» **Exercise brief**
Would you repeat the listing exactly but omit every picture?

» **Recorded information**
— begin —
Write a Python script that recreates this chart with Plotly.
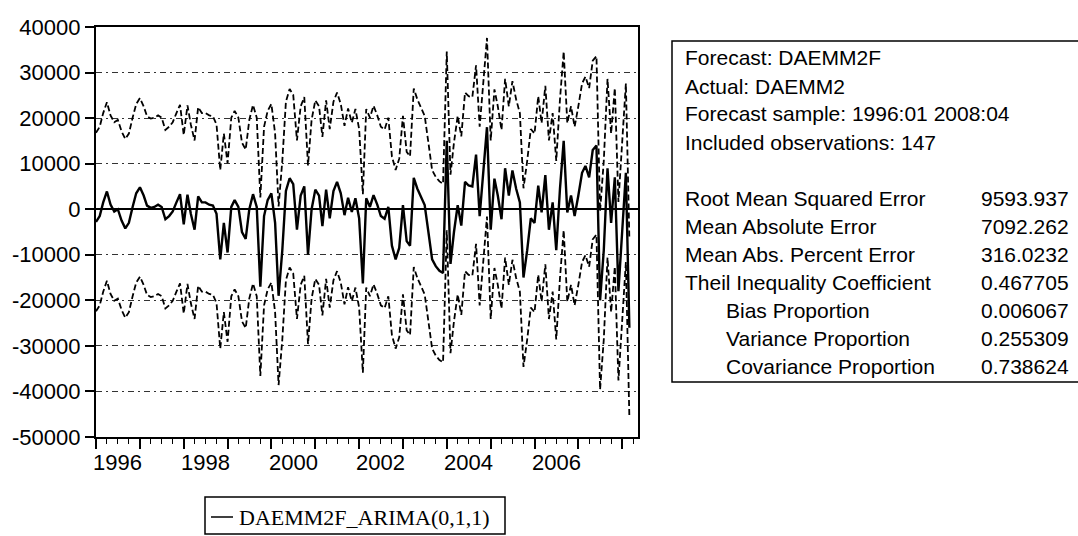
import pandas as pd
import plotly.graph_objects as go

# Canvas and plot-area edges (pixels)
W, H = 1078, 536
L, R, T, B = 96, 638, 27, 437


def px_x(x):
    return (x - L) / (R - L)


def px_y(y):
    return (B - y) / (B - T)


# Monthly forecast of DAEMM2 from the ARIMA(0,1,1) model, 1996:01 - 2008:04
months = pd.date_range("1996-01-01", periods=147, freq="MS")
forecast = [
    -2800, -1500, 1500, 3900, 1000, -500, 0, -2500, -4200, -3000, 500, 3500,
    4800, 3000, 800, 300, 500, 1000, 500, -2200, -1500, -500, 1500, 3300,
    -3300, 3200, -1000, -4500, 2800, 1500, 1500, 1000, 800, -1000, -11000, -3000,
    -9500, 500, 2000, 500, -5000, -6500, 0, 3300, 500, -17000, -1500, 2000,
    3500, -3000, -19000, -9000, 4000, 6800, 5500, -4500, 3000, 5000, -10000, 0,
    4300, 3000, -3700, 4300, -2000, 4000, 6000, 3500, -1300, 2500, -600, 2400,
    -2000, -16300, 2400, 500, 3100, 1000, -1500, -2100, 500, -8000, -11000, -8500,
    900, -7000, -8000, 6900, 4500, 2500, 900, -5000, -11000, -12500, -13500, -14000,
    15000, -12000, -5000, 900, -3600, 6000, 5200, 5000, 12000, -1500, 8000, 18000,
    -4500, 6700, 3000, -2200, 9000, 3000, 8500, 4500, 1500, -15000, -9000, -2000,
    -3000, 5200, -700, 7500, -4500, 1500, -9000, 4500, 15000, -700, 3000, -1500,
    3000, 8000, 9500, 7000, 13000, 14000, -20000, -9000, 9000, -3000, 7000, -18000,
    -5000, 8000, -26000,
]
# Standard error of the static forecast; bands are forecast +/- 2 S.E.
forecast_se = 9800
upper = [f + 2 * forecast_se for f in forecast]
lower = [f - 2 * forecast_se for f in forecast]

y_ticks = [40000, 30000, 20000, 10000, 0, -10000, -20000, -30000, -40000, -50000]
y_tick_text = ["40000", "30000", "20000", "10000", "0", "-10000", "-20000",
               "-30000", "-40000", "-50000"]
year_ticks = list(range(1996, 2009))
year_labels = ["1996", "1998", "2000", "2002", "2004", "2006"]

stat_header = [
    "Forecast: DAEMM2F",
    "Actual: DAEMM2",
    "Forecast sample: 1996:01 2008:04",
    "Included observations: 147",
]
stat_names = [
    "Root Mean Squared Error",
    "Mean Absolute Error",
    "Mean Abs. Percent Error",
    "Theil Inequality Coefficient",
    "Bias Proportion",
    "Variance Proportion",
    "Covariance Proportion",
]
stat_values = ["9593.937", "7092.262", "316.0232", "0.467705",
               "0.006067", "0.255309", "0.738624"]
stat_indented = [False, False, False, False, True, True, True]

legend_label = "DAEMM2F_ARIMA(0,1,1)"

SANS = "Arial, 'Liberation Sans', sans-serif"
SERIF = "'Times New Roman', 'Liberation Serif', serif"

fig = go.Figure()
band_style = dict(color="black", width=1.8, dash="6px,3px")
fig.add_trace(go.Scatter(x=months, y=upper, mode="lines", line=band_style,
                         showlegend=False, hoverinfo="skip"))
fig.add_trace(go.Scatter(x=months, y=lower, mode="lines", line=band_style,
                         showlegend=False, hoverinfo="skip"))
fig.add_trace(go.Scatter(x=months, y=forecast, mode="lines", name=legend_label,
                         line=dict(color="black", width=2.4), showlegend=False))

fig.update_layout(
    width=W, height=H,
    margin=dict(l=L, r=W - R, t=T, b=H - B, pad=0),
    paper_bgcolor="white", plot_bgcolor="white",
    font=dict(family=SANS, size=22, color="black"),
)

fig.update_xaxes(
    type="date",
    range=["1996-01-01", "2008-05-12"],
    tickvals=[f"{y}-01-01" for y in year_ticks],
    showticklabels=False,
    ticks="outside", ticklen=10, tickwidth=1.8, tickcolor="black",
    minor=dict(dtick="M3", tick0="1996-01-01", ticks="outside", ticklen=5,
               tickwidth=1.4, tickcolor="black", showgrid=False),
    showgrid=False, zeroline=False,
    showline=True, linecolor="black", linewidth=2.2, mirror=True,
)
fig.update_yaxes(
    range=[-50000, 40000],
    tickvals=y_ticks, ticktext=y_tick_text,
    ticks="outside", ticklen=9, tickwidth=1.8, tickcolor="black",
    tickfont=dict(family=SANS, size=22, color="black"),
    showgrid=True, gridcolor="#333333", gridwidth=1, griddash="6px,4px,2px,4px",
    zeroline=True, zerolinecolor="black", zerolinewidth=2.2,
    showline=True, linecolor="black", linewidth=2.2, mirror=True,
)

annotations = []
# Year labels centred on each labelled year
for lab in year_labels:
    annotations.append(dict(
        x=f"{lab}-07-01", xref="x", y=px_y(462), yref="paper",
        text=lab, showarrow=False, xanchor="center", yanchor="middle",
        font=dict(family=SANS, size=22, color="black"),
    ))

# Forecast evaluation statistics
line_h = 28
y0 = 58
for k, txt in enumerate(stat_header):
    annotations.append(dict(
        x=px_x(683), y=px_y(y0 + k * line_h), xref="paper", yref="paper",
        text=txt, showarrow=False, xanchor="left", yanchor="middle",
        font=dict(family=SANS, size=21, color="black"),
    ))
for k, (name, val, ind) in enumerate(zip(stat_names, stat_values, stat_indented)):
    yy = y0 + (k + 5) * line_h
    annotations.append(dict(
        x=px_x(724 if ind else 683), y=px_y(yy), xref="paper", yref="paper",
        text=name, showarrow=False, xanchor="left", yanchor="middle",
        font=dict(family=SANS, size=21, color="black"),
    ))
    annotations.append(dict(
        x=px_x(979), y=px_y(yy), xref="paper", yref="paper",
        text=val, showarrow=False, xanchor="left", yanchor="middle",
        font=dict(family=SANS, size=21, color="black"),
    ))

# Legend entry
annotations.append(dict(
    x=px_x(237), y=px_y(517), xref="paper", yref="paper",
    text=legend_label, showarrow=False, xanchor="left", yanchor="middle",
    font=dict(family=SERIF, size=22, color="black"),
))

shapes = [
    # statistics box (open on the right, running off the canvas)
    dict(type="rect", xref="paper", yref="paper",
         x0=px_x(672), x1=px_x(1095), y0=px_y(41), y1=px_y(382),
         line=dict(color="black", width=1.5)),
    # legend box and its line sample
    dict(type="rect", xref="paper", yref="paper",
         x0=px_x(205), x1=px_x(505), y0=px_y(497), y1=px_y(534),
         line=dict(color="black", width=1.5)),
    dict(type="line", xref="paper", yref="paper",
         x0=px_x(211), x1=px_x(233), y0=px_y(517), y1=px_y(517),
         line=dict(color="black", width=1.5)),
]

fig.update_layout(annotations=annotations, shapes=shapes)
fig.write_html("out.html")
— end —
» **Answer to the exercise**
Write a Python script that recreates this chart with Plotly.
import pandas as pd
import plotly.graph_objects as go

# Canvas and plot-area edges (pixels)
W, H = 1078, 536
L, R, T, B = 96, 638, 27, 437


def px_x(x):
    return (x - L) / (R - L)


def px_y(y):
    return (B - y) / (B - T)


# Monthly forecast of DAEMM2 from the ARIMA(0,1,1) model, 1996:01 - 2008:04
months = pd.date_range("1996-01-01", periods=147, freq="MS")
forecast = [
    -2800, -1500, 1500, 3900, 1000, -500, 0, -2500, -4200, -3000, 500, 3500,
    4800, 3000, 800, 300, 500, 1000, 500, -2200, -1500, -500, 1500, 3300,
    -3300, 3200, -1000, -4500, 2800, 1500, 1500, 1000, 800, -1000, -11000, -3000,
    -9500, 500, 2000, 500, -5000, -6500, 0, 3300, 500, -17000, -1500, 2000,
    3500, -3000, -19000, -9000, 4000, 6800, 5500, -4500, 3000, 5000, -10000, 0,
    4300, 3000, -3700, 4300, -2000, 4000, 6000, 3500, -1300, 2500, -600, 2400,
    -2000, -16300, 2400, 500, 3100, 1000, -1500, -2100, 500, -8000, -11000, -8500,
    900, -7000, -8000, 6900, 4500, 2500, 900, -5000, -11000, -12500, -13500, -14000,
    15000, -12000, -5000, 900, -3600, 6000, 5200, 5000, 12000, -1500, 8000, 18000,
    -4500, 6700, 3000, -2200, 9000, 3000, 8500, 4500, 1500, -15000, -9000, -2000,
    -3000, 5200, -700, 7500, -4500, 1500, -9000, 4500, 15000, -700, 3000, -1500,
    3000, 8000, 9500, 7000, 13000, 14000, -20000, -9000, 9000, -3000, 7000, -18000,
    -5000, 8000, -26000,
]
# Standard error of the static forecast; bands are forecast +/- 2 S.E.
forecast_se = 9800
upper = [f + 2 * forecast_se for f in forecast]
lower = [f - 2 * forecast_se for f in forecast]

y_ticks = [40000, 30000, 20000, 10000, 0, -10000, -20000, -30000, -40000, -50000]
y_tick_text = ["40000", "30000", "20000", "10000", "0", "-10000", "-20000",
               "-30000", "-40000", "-50000"]
year_ticks = list(range(1996, 2009))
year_labels = ["1996", "1998", "2000", "2002", "2004", "2006"]

stat_header = [
    "Forecast: DAEMM2F",
    "Actual: DAEMM2",
    "Forecast sample: 1996:01 2008:04",
    "Included observations: 147",
]
stat_names = [
    "Root Mean Squared Error",
    "Mean Absolute Error",
    "Mean Abs. Percent Error",
    "Theil Inequality Coefficient",
    "Bias Proportion",
    "Variance Proportion",
    "Covariance Proportion",
]
stat_values = ["9593.937", "7092.262", "316.0232", "0.467705",
               "0.006067", "0.255309", "0.738624"]
stat_indented = [False, False, False, False, True, True, True]

legend_label = "DAEMM2F_ARIMA(0,1,1)"

SANS = "Arial, 'Liberation Sans', sans-serif"
SERIF = "'Times New Roman', 'Liberation Serif', serif"

fig = go.Figure()
band_style = dict(color="black", width=1.8, dash="6px,3px")
fig.add_trace(go.Scatter(x=months, y=upper, mode="lines", line=band_style,
                         showlegend=False, hoverinfo="skip"))
fig.add_trace(go.Scatter(x=months, y=lower, mode="lines", line=band_style,
                         showlegend=False, hoverinfo="skip"))
fig.add_trace(go.Scatter(x=months, y=forecast, mode="lines", name=legend_label,
                         line=dict(color="black", width=2.4), showlegend=False))

fig.update_layout(
    width=W, height=H,
    margin=dict(l=L, r=W - R, t=T, b=H - B, pad=0),
    paper_bgcolor="white", plot_bgcolor="white",
    font=dict(family=SANS, size=22, color="black"),
)

fig.update_xaxes(
    type="date",
    range=["1996-01-01", "2008-05-12"],
    tickvals=[f"{y}-01-01" for y in year_ticks],
    showticklabels=False,
    ticks="outside", ticklen=10, tickwidth=1.8, tickcolor="black",
    minor=dict(dtick="M3", tick0="1996-01-01", ticks="outside", ticklen=5,
               tickwidth=1.4, tickcolor="black", showgrid=False),
    showgrid=False, zeroline=False,
    showline=True, linecolor="black", linewidth=2.2, mirror=True,
)
fig.update_yaxes(
    range=[-50000, 40000],
    tickvals=y_ticks, ticktext=y_tick_text,
    ticks="outside", ticklen=9, tickwidth=1.8, tickcolor="black",
    tickfont=dict(family=SANS, size=22, color="black"),
    showgrid=True, gridcolor="#333333", gridwidth=1, griddash="6px,4px,2px,4px",
    zeroline=True, zerolinecolor="black", zerolinewidth=2.2,
    showline=True, linecolor="black", linewidth=2.2, mirror=True,
)

annotations = []
# Year labels centred on each labelled year
for lab in year_labels:
    annotations.append(dict(
        x=f"{lab}-07-01", xref="x", y=px_y(462), yref="paper",
        text=lab, showarrow=False, xanchor="center", yanchor="middle",
        font=dict(family=SANS, size=22, color="black"),
    ))

# Forecast evaluation statistics
line_h = 28
y0 = 58
for k, txt in enumerate(stat_header):
    annotations.append(dict(
        x=px_x(683), y=px_y(y0 + k * line_h), xref="paper", yref="paper",
        text=txt, showarrow=False, xanchor="left", yanchor="middle",
        font=dict(family=SANS, size=21, color="black"),
    ))
for k, (name, val, ind) in enumerate(zip(stat_names, stat_values, stat_indented)):
    yy = y0 + (k + 5) * line_h
    annotations.append(dict(
        x=px_x(724 if ind else 683), y=px_y(yy), xref="paper", yref="paper",
        text=name, showarrow=False, xanchor="left", yanchor="middle",
        font=dict(family=SANS, size=21, color="black"),
    ))
    annotations.append(dict(
        x=px_x(979), y=px_y(yy), xref="paper", yref="paper",
        text=val, showarrow=False, xanchor="left", yanchor="middle",
        font=dict(family=SANS, size=21, color="black"),
    ))

# Legend entry
annotations.append(dict(
    x=px_x(237), y=px_y(517), xref="paper", yref="paper",
    text=legend_label, showarrow=False, xanchor="left", yanchor="middle",
    font=dict(family=SERIF, size=22, color="black"),
))

shapes = [
    # statistics box (open on the right, running off the canvas)
    dict(type="rect", xref="paper", yref="paper",
         x0=px_x(672), x1=px_x(1095), y0=px_y(41), y1=px_y(382),
         line=dict(color="black", width=1.5)),
    # legend box and its line sample
    dict(type="rect", xref="paper", yref="paper",
         x0=px_x(205), x1=px_x(505), y0=px_y(497), y1=px_y(534),
         line=dict(color="black", width=1.5)),
    dict(type="line", xref="paper", yref="paper",
         x0=px_x(211), x1=px_x(233), y0=px_y(517), y1=px_y(517),
         line=dict(color="black", width=1.5)),
]

fig.update_layout(annotations=annotations, shapes=shapes)
fig.write_html("out.html")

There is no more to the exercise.